Berger reports that NBPA attorney Jeffrey Kessler said that the two sides did not discuss the most contentious issue, the division of Basketball-Related Income, and instead talked about system issues. NBPA president Derek Fisher, meanwhile, acknowledged that there were “still huge gaps” between the two sides, who decided to switch the discussion to individual system issues.
“Break down the mountain into separate pieces and tackle it one step at a time,” Fisher explained. “We weren’t going to be able to make major, sweeping progress on the entire economic and system at the same time. Maybe if we split them up and try to go at them one at a time … we can at least get some momentum and some progress going.”
USA Today reported that NBPA executive director Billy Hunter said the two sides were still “miles apart.”
I’m not going to dive into what this means or guessing what’s coming next. I’d have a better chance of guessing Lady Gaga’s next outfit (there’s my one pop culture mention for the month). There’s a lot of posturing going on and writing extensively about it would be fruitless. And they didn’t even talk about how to split revenues yesterday. Which means they spent seven hours talking about things other than money yesterday.

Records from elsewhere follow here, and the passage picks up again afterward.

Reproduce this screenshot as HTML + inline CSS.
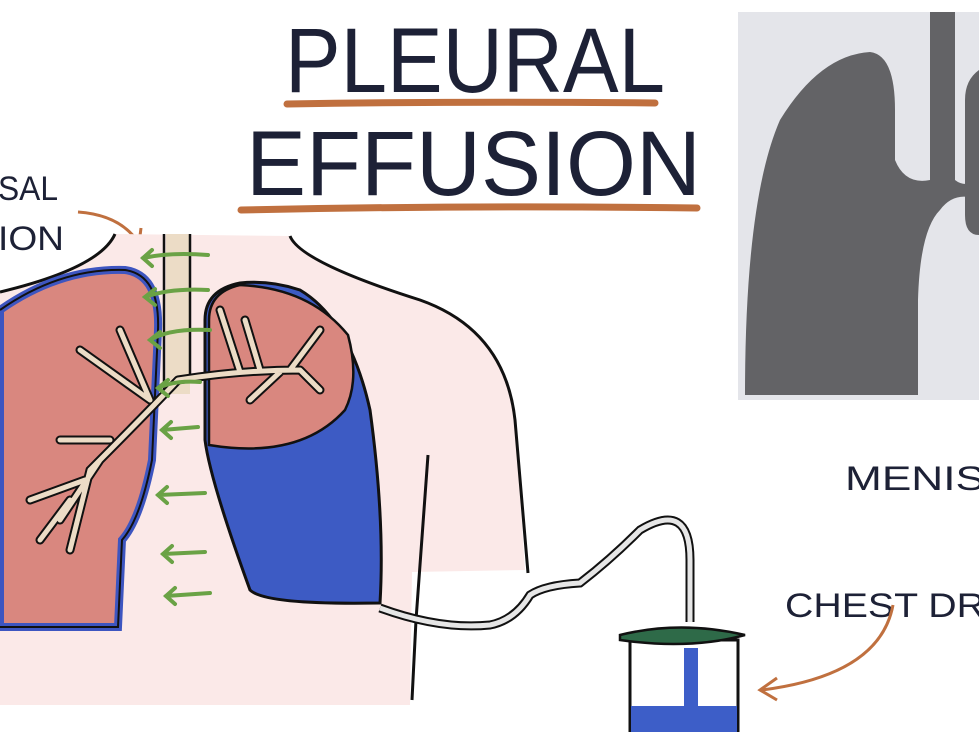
<!DOCTYPE html>
<html><head><meta charset="utf-8"><style>html,body{margin:0;padding:0;background:#fff}svg{display:block}</style></head>
<body>
<svg width="979" height="732" viewBox="0 0 979 732" xmlns="http://www.w3.org/2000/svg" font-family="Liberation Sans, sans-serif">
<rect width="979" height="732" fill="#fff"/>
<!-- title -->
<text x="285" y="92" font-size="92" textLength="380" lengthAdjust="spacingAndGlyphs" fill="#1d2136">PLEURAL</text>
<path d="M287 104 Q470 101 655 103" stroke="#c0703f" stroke-width="7" stroke-linecap="round" fill="none"/>
<text x="246" y="195" font-size="92" textLength="455" lengthAdjust="spacingAndGlyphs" fill="#1d2136">EFFUSION</text>
<path d="M241 210 Q470 205 697 208" stroke="#c0703f" stroke-width="7" stroke-linecap="round" fill="none"/>
<text x="-2" y="200" font-size="34" fill="#1d2136" textLength="60" lengthAdjust="spacingAndGlyphs">SAL</text>
<text x="-2" y="250" font-size="34" fill="#1d2136" textLength="66" lengthAdjust="spacingAndGlyphs">ION</text>
<path d="M78 212 Q120 215 138 242" stroke="#c0703f" stroke-width="3" fill="none"/>
<path d="M124 236 L139 244 L141 228" stroke="#c0703f" stroke-width="3" fill="none"/>
<!-- body -->
<path d="M0 292 Q100 268 115 234 L290 236 Q300 262 420 300 Q505 330 515 420 L525 570 L412 572 L410 705 L0 705 Z" fill="#fbe9e8"/>
<path d="M0 292 Q100 268 115 234" stroke="#111" stroke-width="3" fill="none"/>
<path d="M290 236 Q300 262 420 300 Q505 330 515 420 L528 573" stroke="#111" stroke-width="3" fill="none"/>
<path d="M428 455 L416 620 L412 700" stroke="#111" stroke-width="3" fill="none"/>
<!-- left lung -->
<path d="M0 310 Q60 268 125 270 Q160 275 158 330 L152 460 Q140 520 122 540 L118 627 L0 627 Z" fill="#d9877f" stroke="#3d55c0" stroke-width="8"/>
<path d="M0 310 Q60 268 125 270 Q160 275 158 330 L152 460 Q140 520 122 540 L118 627 L0 627" fill="none" stroke="#111" stroke-width="2"/>
<!-- trachea -->
<rect x="166" y="234" width="24" height="160" fill="#ecdcc6"/>
<path d="M164 234 V390 M190 234 V378" stroke="#111" stroke-width="2.5"/>
<!-- right lung -->
<path d="M240 283 Q205 290 205 320 L205 440 Q210 480 250 590 Q265 605 380 603 Q385 520 370 410 Q350 320 300 290 Q270 280 240 283 Z" fill="#3d5bc4" stroke="#111" stroke-width="3"/>
<path d="M240 285 Q209 292 209 320 L209 445 Q300 460 345 410 Q360 380 348 335 Q310 288 240 285 Z" fill="#d9877f" stroke="#111" stroke-width="2.5"/>
<!-- bronchi -->
<g stroke="#111" stroke-width="9" fill="none" stroke-linecap="round">
<path d="M178 380 Q140 420 90 470 M150 400 L120 330 M150 400 L80 350 M110 440 L60 440 M100 460 L60 520 M85 480 L30 500 M90 470 L70 550 M70 500 L40 540 M178 380 Q240 370 300 370 M240 372 L220 310 M260 370 L245 320 M290 370 L320 330 M280 372 L250 400 M300 370 L320 390"/>
</g>
<g stroke="#ecdcc6" stroke-width="5" fill="none" stroke-linecap="round">
<path d="M178 380 Q140 420 90 470 M150 400 L120 330 M150 400 L80 350 M110 440 L60 440 M100 460 L60 520 M85 480 L30 500 M90 470 L70 550 M70 500 L40 540 M178 380 Q240 370 300 370 M240 372 L220 310 M260 370 L245 320 M290 370 L320 330 M280 372 L250 400 M300 370 L320 390"/>
</g>
<!-- green arrows -->
<g stroke="#6aa245" stroke-width="4" fill="none" stroke-linecap="round">
<path d="M208 255 Q170 252 143 258 M152 250 L143 258 L152 266"/>
<path d="M208 290 Q170 288 145 297 M155 289 L145 297 L155 305"/>
<path d="M210 330 Q170 328 150 340 M160 332 L150 340 L160 348"/>
<path d="M200 382 Q175 380 158 388 M168 380 L158 388 L168 396"/>
<path d="M198 427 L162 430 M171 422 L162 430 L171 438"/>
<path d="M205 493 L158 495 M167 487 L158 495 L167 503"/>
<path d="M205 552 L163 554 M172 546 L163 554 L172 562"/>
<path d="M210 593 L166 596 M175 588 L166 596 L175 604"/>
</g>
<!-- drain tube -->
<path d="M380 608 Q440 630 490 625 Q515 620 530 595 Q545 585 580 583 Q610 560 640 530 Q690 500 690 560 L690 622" stroke="#111" stroke-width="9" fill="none"/>
<path d="M380 608 Q440 630 490 625 Q515 620 530 595 Q545 585 580 583 Q610 560 640 530 Q690 500 690 560 L690 622" stroke="#e6e6e6" stroke-width="5" fill="none"/>
<!-- bottle -->
<rect x="630" y="640" width="108" height="100" fill="#fff" stroke="#111" stroke-width="3"/>
<rect x="684" y="648" width="14" height="60" fill="#3d5ec8"/>
<rect x="631" y="706" width="106" height="30" fill="#3d5ec8"/>
<path d="M620 635 Q680 620 745 635 Q690 650 620 640 Z" fill="#2e6a48" stroke="#111" stroke-width="2.5"/>
<!-- x-ray -->
<rect x="738" y="12" width="241" height="388" fill="#e4e5ea"/>
<path d="M930 12 H955 V180 Q965 188 979 180 V200 Q955 190 940 210 Q920 230 918 300 L918 395 L745 395 Q745 200 780 120 Q820 55 870 52 Q895 55 895 110 V160 Q905 185 930 180 Z" fill="#636366"/>
<path d="M965 100 Q965 80 979 70 V235 Q965 235 965 215 Z" fill="#636366"/>
<!-- labels -->
<text x="845" y="490" font-size="34" fill="#1d2136" textLength="140" lengthAdjust="spacingAndGlyphs">MENIS</text>
<text x="785" y="617" font-size="34" fill="#1d2136" textLength="200" lengthAdjust="spacingAndGlyphs">CHEST DR</text>
<path d="M893 605 Q880 675 762 690" stroke="#c0703f" stroke-width="3" fill="none"/>
<path d="M777 678 L760 690 L777 700" stroke="#c0703f" stroke-width="3" fill="none"/>
</svg>
</body></html>
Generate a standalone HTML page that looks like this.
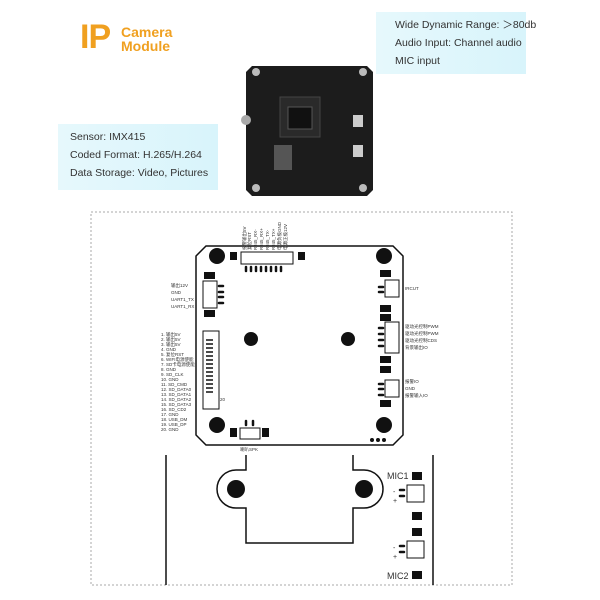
<!DOCTYPE html>
<html><head><style>
body{margin:0;width:600px;height:600px;background:#fff;position:relative;overflow:hidden;font-family:"Liberation Sans","Noto Sans CJK SC",sans-serif}
.p{position:absolute;background:linear-gradient(90deg,#e6f8fc,#d8f4fb);color:#333;font-size:10.5px;line-height:18px;white-space:nowrap}
</style></head><body>
<div style="position:absolute;left:80px;top:18px;font-size:34px;font-weight:bold;color:#f0a020;letter-spacing:-1px">IP</div>
<div style="position:absolute;left:121px;top:25px;font-size:14px;font-weight:bold;color:#f0a020;line-height:14px">Camera<br>Module</div>
<div class="p" style="left:376px;top:12px;width:150px;height:62px;padding:4px 0 0 19px;box-sizing:border-box">Wide Dynamic Range: ＞80db<br>Audio Input: Channel audio<br>MIC input</div>
<div class="p" style="left:58px;top:124px;width:160px;height:66px;padding:4px 0 0 12px;box-sizing:border-box">Sensor: IMX415<br>Coded Format: H.265/H.264<br>Data Storage: Video, Pictures</div>
<svg style="position:absolute;left:0;top:0" width="600" height="600">
<g>
<path d="M252,66 H367 L373,72 V190 L367,196 H252 L246,190 V72Z" fill="#1c1c1c"/>
<circle cx="256" cy="72" r="4" fill="#bbb"/><circle cx="363" cy="72" r="4" fill="#bbb"/>
<circle cx="256" cy="188" r="4" fill="#bbb"/><circle cx="363" cy="188" r="4" fill="#bbb"/>
<circle cx="246" cy="120" r="5" fill="#aaa"/><circle cx="292" cy="120" r="5" fill="#aaa"/>
<rect x="280" y="97" width="40" height="40" fill="#2a2a2a" stroke="#444"/>
<rect x="288" y="107" width="24" height="22" fill="#111" stroke="#555"/>
<rect x="274" y="145" width="18" height="25" fill="#555"/>
<rect x="353" y="115" width="10" height="12" fill="#ccc"/><rect x="353" y="145" width="10" height="12" fill="#ccc"/>
</g>
<rect x="91" y="212" width="421" height="373" fill="none" stroke="#aaa" stroke-dasharray="2,2"/>
<g stroke="#111" stroke-width="1.5" fill="none">
<path d="M206,246 H393 L403,256 V435 L393,445 H206 L196,435 V256Z"/>
<path d="M166,455V585 M433,455V585"/>
<path d="M246,455V470 H236 A19,19 0 0 0 236,508 H246 V543 H353 V508 H364 A19,19 0 0 0 364,470 H353 V455"/>
</g>
<g fill="#111">
<circle cx="217" cy="256" r="8"/><circle cx="384" cy="256" r="8"/><circle cx="217" cy="425" r="8"/><circle cx="384" cy="425" r="8"/>
<circle cx="251" cy="339" r="7"/><circle cx="348" cy="339" r="7"/>
<circle cx="236" cy="489" r="9"/><circle cx="364" cy="489" r="9"/>
<rect x="230" y="252" width="7" height="8"/><rect x="298" y="252" width="7" height="8"/>
<rect x="204" y="272" width="11" height="7"/><rect x="204" y="310" width="11" height="7"/>
<rect x="380" y="270" width="11" height="7"/><rect x="380" y="305" width="11" height="7"/>
<rect x="380" y="314" width="11" height="7"/><rect x="380" y="356" width="11" height="7"/>
<rect x="380" y="366" width="11" height="7"/><rect x="380" y="400" width="11" height="7"/>
<rect x="230" y="428" width="7" height="9"/><rect x="262" y="428" width="7" height="9"/>
<rect x="208" y="335" width="9" height="9"/><rect x="208" y="397" width="9" height="9"/>
<circle cx="372" cy="440" r="2"/><circle cx="378" cy="440" r="2"/><circle cx="384" cy="440" r="2"/>
<rect x="412" y="472" width="10" height="8"/><rect x="412" y="512" width="10" height="8"/>
<rect x="412" y="528" width="10" height="8"/><rect x="412" y="571" width="10" height="8"/>
</g>
<g fill="#fff" stroke="#111" stroke-width="1">
<rect x="241" y="252" width="52" height="12"/>
<rect x="203" y="281" width="14" height="27"/>
<rect x="385" y="280" width="14" height="17"/>
<rect x="385" y="322" width="14" height="31"/>
<rect x="385" y="380" width="14" height="17"/>
<rect x="240" y="428" width="20" height="11"/>
<rect x="203" y="331" width="16" height="78"/>
<rect x="407" y="485" width="17" height="17"/><rect x="407" y="541" width="17" height="17"/>
</g>
<g stroke="#111" stroke-width="2.5" stroke-linecap="round">
<path d="M246,267v4M251,267v4M256,267v4M261,267v4M266,267v4M271,267v4M276,267v4M281,267v4"/>
<path d="M219,286h4M219,292h4M219,297h4M219,303h4"/>
<path d="M379,287h4M379,292h4"/>
<path d="M379,328h4M379,334h4M379,340h4M379,346h4"/>
<path d="M379,384h4M379,389h4M379,395h4"/>
<path d="M246,421v4M253,421v4"/>
<path d="M400,490h4M400,496h4M400,546h4M400,552h4"/>
</g>
<g stroke="#111" stroke-width="1.5"><path d="M206,340h7M206,344h7M206,348h7M206,352h7M206,356h7M206,360h7M206,364h7M206,368h7M206,372h7M206,376h7M206,380h7M206,384h7M206,388h7M206,392h7"/></g>
<g font-size="4.5" fill="#333">
<text x="171" y="287">输出12V</text><text x="171" y="294">GND</text><text x="171" y="301">UART1_TX</text><text x="171" y="308">UART1_RX</text>
<text x="161" y="336">1. 输出5V</text><text x="161" y="341">2. 输出5V</text><text x="161" y="346">3. 输出5V</text><text x="161" y="351">4. GND</text><text x="161" y="356">5. 复位RST</text><text x="161" y="361">6. WIFI电源使能</text><text x="161" y="366">7. SD卡电源使能</text><text x="161" y="371">8. GND</text><text x="161" y="376">9. SD_CLK</text><text x="161" y="381">10. GND</text><text x="161" y="386">11. SD_CMD</text><text x="161" y="391">12. SD_DATA0</text><text x="161" y="396">13. SD_DATA1</text><text x="161" y="401">14. SD_DATA2</text><text x="161" y="406">15. SD_DATA3</text><text x="161" y="411">16. SD_CD2</text><text x="161" y="416">17. GND</text><text x="161" y="421">18. USB_DM</text><text x="161" y="426">19. USB_DP</text><text x="161" y="431">20. GND</text>
<text x="405" y="290">IRCUT</text>
<text x="405" y="328">驱动光控制PWM</text><text x="405" y="335">驱动光控制PWM</text><text x="405" y="342">驱动光控制CDS</text><text x="405" y="349">背景输出IO</text>
<text x="405" y="383">报警IO</text><text x="405" y="390">GND</text><text x="405" y="397">报警输入IO</text>
<text x="240" y="451">喇叭SPK</text><text x="220" y="401">20</text>
</g>
<g font-size="4.5" fill="#333">
<text transform="translate(246,250) rotate(-90)">报警输出5V</text><text transform="translate(251,250) rotate(-90)">复位RST</text><text transform="translate(257,250) rotate(-90)">RJ45_RX-</text><text transform="translate(263,250) rotate(-90)">RJ45_RX+</text><text transform="translate(269,250) rotate(-90)">RJ45_TX-</text><text transform="translate(275,250) rotate(-90)">RJ45_TX+</text><text transform="translate(281,250) rotate(-90)">电源负极GND</text><text transform="translate(287,250) rotate(-90)">电源正极12V</text>
</g>
<g font-size="9" fill="#333"><text x="387" y="479">MIC1</text><text x="387" y="579">MIC2</text><text x="393" y="494" font-size="7">-</text><text x="393" y="503" font-size="7">+</text><text x="393" y="550" font-size="7">-</text><text x="393" y="559" font-size="7">+</text></g>
</svg>
</body></html>
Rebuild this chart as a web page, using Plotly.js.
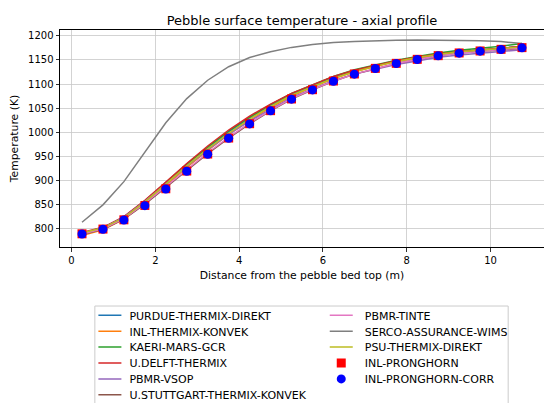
<!DOCTYPE html>
<html>
<head>
<meta charset="utf-8">
<script src="https://cdn.plot.ly/plotly-3.0.1.min.js"></script>
<style>html,body{margin:0;padding:0;background:#fff;}#chart{width:544px;height:403px;}</style>
</head>
<body>
<div id="chart"></div>
<script>
// Distance from the pebble bed top (m)
const distance = [0.25, 0.75, 1.25, 1.75, 2.25, 2.75, 3.25, 3.75, 4.25, 4.75, 5.25, 5.75, 6.25, 6.75, 7.25, 7.75, 8.25, 8.75, 9.25, 9.75, 10.25, 10.75];

// Pebble surface temperature (K) per participant
const purdueThermixDirekt = [790.6, 802.4, 824.6, 857.3, 894.9, 932.6, 967.8, 1000.9, 1029.6, 1055.6, 1078.8, 1097, 1114, 1127.6, 1138.2, 1147.6, 1154.9, 1162.5, 1167.1, 1171.2, 1174.6, 1178.1];
const inlThermixKonvek = [786.6, 798.4, 820.6, 853.3, 889.9, 927.6, 962.8, 995.9, 1024.6, 1051.6, 1074.8, 1094, 1111, 1125.6, 1136.2, 1146.6, 1153.9, 1161.5, 1167.1, 1170.2, 1173.6, 1177.1];
const kaeriMarsGcr = [790.6, 802.4, 824.6, 858.3, 895.9, 934.6, 969.8, 1002.9, 1031.6, 1057.6, 1080.8, 1099, 1116, 1129.6, 1140.2, 1149.6, 1156.9, 1164.5, 1170.1, 1174.2, 1178.6, 1184.1];
const uDelftThermix = [792.6, 803.4, 825.6, 859.3, 896.9, 935.6, 971.8, 1004.9, 1033.6, 1058.6, 1080.8, 1099, 1116, 1128.6, 1139.2, 1148.6, 1155.9, 1162.5, 1167.1, 1171.2, 1174.6, 1178.1];
const pbmrVsop = [790.6, 802.4, 824.6, 857.3, 892.9, 929.6, 963.8, 995.9, 1023.6, 1048.6, 1071.8, 1090, 1107, 1120.6, 1131.2, 1140.6, 1147.9, 1155.5, 1160.1, 1164.2, 1167.6, 1171.1];
const uStuttgartThermixKonvek = [788.6, 799.4, 820.6, 851.3, 885.9, 921.6, 955.8, 987.9, 1017.6, 1044.6, 1068.8, 1088, 1106, 1120.6, 1132.2, 1142.6, 1150.9, 1158.5, 1164.1, 1168.2, 1170.6, 1174.1];
const pbmrTinte = [789.6, 800.4, 821.6, 853.3, 887.9, 923.6, 957.8, 989.9, 1019.6, 1045.6, 1069.8, 1089, 1106, 1120.6, 1132.2, 1142.6, 1150.9, 1158.5, 1164.1, 1168.2, 1171.6, 1175.1];
const sercoAssuranceWims = [814, 850, 898, 958, 1020, 1070, 1108, 1136, 1155, 1167, 1176, 1182, 1186, 1188, 1190, 1191, 1191.5, 1191.5, 1191, 1190, 1188, 1184];
const psuThermixDirekt = [791.6, 802.4, 823.6, 856.3, 892.9, 930.6, 965.8, 997.9, 1027.6, 1053.6, 1076.8, 1095, 1112, 1125.6, 1137.2, 1146.6, 1154.9, 1161.5, 1167.1, 1170.2, 1173.6, 1177.1];
const inlPronghorn = [790.0, 799.8, 819.0, 848.7, 883.3, 920.0, 955.2, 988.3, 1018.0, 1045.0, 1069.2, 1088.4, 1106.4, 1121.0, 1132.6, 1143.0, 1151.3, 1158.9, 1164.5, 1168.6, 1172.0, 1175.5];
const inlPronghornCorr = [789.6, 799.4, 818.6, 848.3, 882.9, 919.6, 954.8, 987.9, 1017.6, 1044.6, 1068.8, 1088, 1106, 1120.6, 1132.2, 1142.6, 1150.9, 1158.5, 1164.1, 1168.2, 1171.6, 1175.1];

const lineSeries = [
  ['PURDUE-THERMIX-DIREKT', purdueThermixDirekt, '#1f77b4', 'legend'],
  ['INL-THERMIX-KONVEK', inlThermixKonvek, '#ff7f0e', 'legend'],
  ['KAERI-MARS-GCR', kaeriMarsGcr, '#2ca02c', 'legend'],
  ['U.DELFT-THERMIX', uDelftThermix, '#d62728', 'legend'],
  ['PBMR-VSOP', pbmrVsop, '#9467bd', 'legend'],
  ['U.STUTTGART-THERMIX-KONVEK', uStuttgartThermixKonvek, '#8c564b', 'legend'],
  ['PBMR-TINTE', pbmrTinte, '#e377c2', 'legend2'],
  ['SERCO-ASSURANCE-WIMS', sercoAssuranceWims, '#7f7f7f', 'legend2'],
  ['PSU-THERMIX-DIREKT', psuThermixDirekt, '#bcbd22', 'legend2']
];

const traces = lineSeries.map(([name, y, color, lg]) => ({
  type: 'scatter', mode: 'lines', name: name, x: distance, y: y,
  line: {color: color, width: 1.5}, legend: lg
}));
traces.push({
  type: 'scatter', mode: 'markers', name: 'INL-PRONGHORN', x: distance, y: inlPronghorn,
  marker: {symbol: 'square', color: '#ff0000', size: 9}, legend: 'legend2'
});
traces.push({
  type: 'scatter', mode: 'markers', name: 'INL-PRONGHORN-CORR', x: distance, y: inlPronghornCorr,
  marker: {symbol: 'circle', color: '#0000ff', size: 9}, legend: 'legend2'
});

const font = {family: 'DejaVu Sans', size: 10, color: '#000'};
const labelFont = {family: 'DejaVu Sans', size: 10.8, color: '#000'};
const legendBase = {
  orientation: 'v', xanchor: 'left', yanchor: 'top', y: -0.248,
  bgcolor: 'rgba(0,0,0,0)', borderwidth: 0, font: {family: 'DejaVu Sans', size: 11, color: '#000'},
  tracegroupgap: 0, itemwidth: 30
};

const layout = {
  width: 544, height: 403,
  margin: {l: 60, r: 0, t: 30, b: 156, pad: 0, autoexpand: false},
  paper_bgcolor: '#fff', plot_bgcolor: '#fff',
  font: font,
  showlegend: true,
  title: {text: 'Pebble surface temperature - axial profile', font: {family: 'DejaVu Sans', size: 13, color: '#000'},
          x: 0.5, xref: 'paper', xanchor: 'center', y: 0.95, yref: 'container', yanchor: 'middle'},
  xaxis: {
    range: [-0.275, 11.275], tickvals: [0, 2, 4, 6, 8, 10], ticktext: ['0', '2', '4', '6', '8', '10'],
    showgrid: true, gridcolor: '#c8c8c8', gridwidth: 0.8, zeroline: false,
    showline: true, linecolor: '#000', linewidth: 1, mirror: true,
    ticks: 'outside', ticklen: 3.5, tickwidth: 0.8, tickcolor: '#000',
    tickfont: font, automargin: false,
    title: {text: 'Distance from the pebble bed top (m)', font: labelFont, standoff: 6}
  },
  yaxis: {
    range: [762.7, 1212], tickvals: [800, 850, 900, 950, 1000, 1050, 1100, 1150, 1200],
    showgrid: true, gridcolor: '#c8c8c8', gridwidth: 0.8, zeroline: false,
    showline: true, linecolor: '#000', linewidth: 1, mirror: true,
    ticks: 'outside', ticklen: 3.5, tickwidth: 0.8, tickcolor: '#000',
    tickfont: font, automargin: false,
    title: {text: 'Temperature (K)', font: labelFont, standoff: 7}
  },
  legend: Object.assign({}, legendBase, {x: 0.069}),
  legend2: Object.assign({}, legendBase, {x: 0.547}),
  shapes: [{
    type: 'rect', xref: 'paper', yref: 'paper', x0: 0.072, x1: 0.926, y0: -0.272, y1: -0.8,
    line: {color: '#cccccc', width: 1}, fillcolor: 'rgba(0,0,0,0)', layer: 'below'
  }]
};

// Tighten the legend rows and keys to the compact spacing of the reference legend.
function tightenLegend(gd) {
  const parse = el => {
    const m = /translate\(\s*([-\d.eE]+)[\s,]+([-\d.eE]+)/.exec(el.getAttribute('transform') || '');
    return m ? [parseFloat(m[1]), parseFloat(m[2])] : [0, 0];
  };
  gd.querySelectorAll('g.legend, g.legend2').forEach(lg => {
    const items = Array.from(lg.querySelectorAll('g.traces'));
    if (!items.length) return;
    const y0 = parse(items[0])[1];
    items.forEach(it => {
      const [x, y] = parse(it);
      it.setAttribute('transform', 'translate(' + x + ',' + (y0 + (y - y0) * 15.9 / 19) + ')');
      it.querySelectorAll('g.legendlines path').forEach(p => p.setAttribute('d', 'M5,0h23'));
      it.querySelectorAll('path.scatterpts').forEach(p => p.setAttribute('transform', 'translate(16.5,0)'));
      const t = it.querySelector('text.legendtext');
      if (t) {
        t.setAttribute('x', 36);
        t.querySelectorAll('tspan').forEach(s => { if (s.hasAttribute('x')) s.setAttribute('x', 36); });
      }
    });
  });
}

Plotly.newPlot('chart', traces, layout, {displayModeBar: false, staticPlot: true}).then(tightenLegend);
</script>
</body>
</html>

But the worst part is when you hear David Stern talk about how “exhausting” talks have been. The backlash was swift in the social media space as NBA bloggers and fans wondered why, at such a critical juncture, both sides would take any time away from the bargaining table. They’ll return tomorrow, but that’s a lost day, and the focus should be on getting this deal done.
In the meantime, money is being lost. The Oregonian, via PBT, reported merchandise sales will take a huge hit the longer this goes.
On one aspect, Cohen and Powell completely agreed: Apparel sales will be hammered by a lockout of almost any duration, a prediction that would be especially damaging to Adidas — the leagues official apparel provider. Look for 50 percent fewer sales of jerseys and other paraphernalia for the duration of the lockout, Powell said.
And if the lockout lingers, the NBA, Nike, Adidas and everyone else in the basketball business will see declining sales across the board because of declining interest, Cohen said.
In that event, Cohen said, “people arent playing as much, not thinking about it as much.”
I’ll quote Adrian Wojnarowski, who nailed this on the head:
That ties this whole thing up nicely. People are pissed that they’re not talking tomorrow, and pretty soon that apathy is going to lead to the inevitable huge decline in merchandise sales.
The NBA went out on such a high when Dallas beat Miami in June. But that popularity hasn’t had time to set yet. The glue is still wet, and the progress made last season won’t stick. Owners are waiting until regular season games are lost in an effort to beat the players. Ultimately, though, they’re going to lose because they’re killing their own product.